Disciples “know how to question themselves, how to humbly seek God every day,” the pope said Feb. 13 during his Sunday Angelus address.
With a crowd gathered in St. Peter’s Square for the midday Angelus prayer, the pope reflected on the Sunday Gospel reading from St. Luke in which Jesus delivers the sermon on the plain, which, like St. Matthew’s sermon on the mount, begins with the beatitudes.
“Indeed, the beatitudes define the identity of the disciple of Jesus,” Pope Francis said.
The beatitudes may sound strange, “almost incomprehensible to those who are not disciples,” he said.
According to the logic of the world, “happy are those who are rich,” who receive praise, are envied and feel secure, he said; but the beatitudes say that those who are poor and lack material possessions are blessed and happy.

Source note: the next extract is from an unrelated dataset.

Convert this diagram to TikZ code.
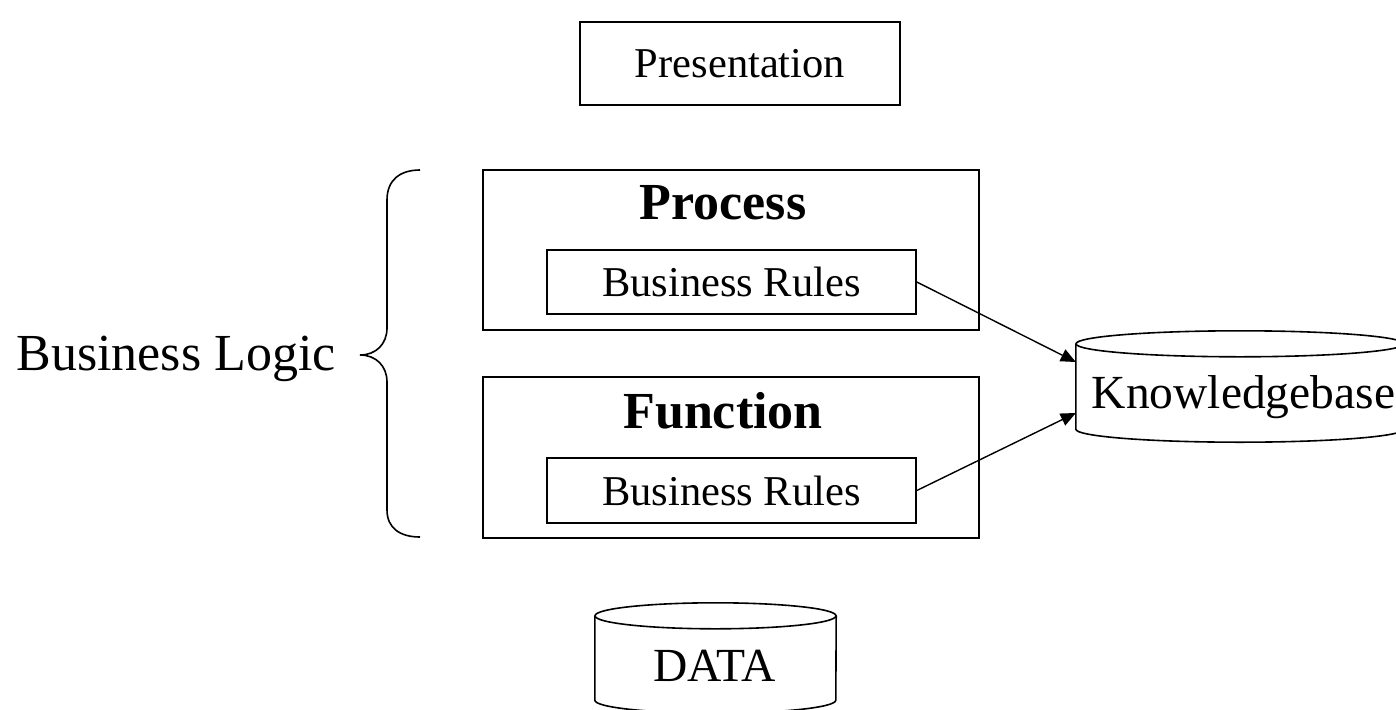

Jesus “declares worldly success to be a failure, since it is based on a selfishness that inflates and then leaves the heart empty,” he said.
“Faced with the paradox of the beatitudes, disciples allow themselves to be challenged, aware that it is not God who must enter into our logic, but we into his,” the pope said.
“This requires a journey, sometimes wearisome, but always accompanied by joy. Because the disciple of Jesus is joyful, with the joy that comes from Jesus,” from the Lord who frees “us from the slavery of self-centeredness, breaks our locks, dissolves our hardness.”
Disciples, he said, “are those who let themselves be led by Jesus, who open their heart to Jesus, who listen to him and follow his path.”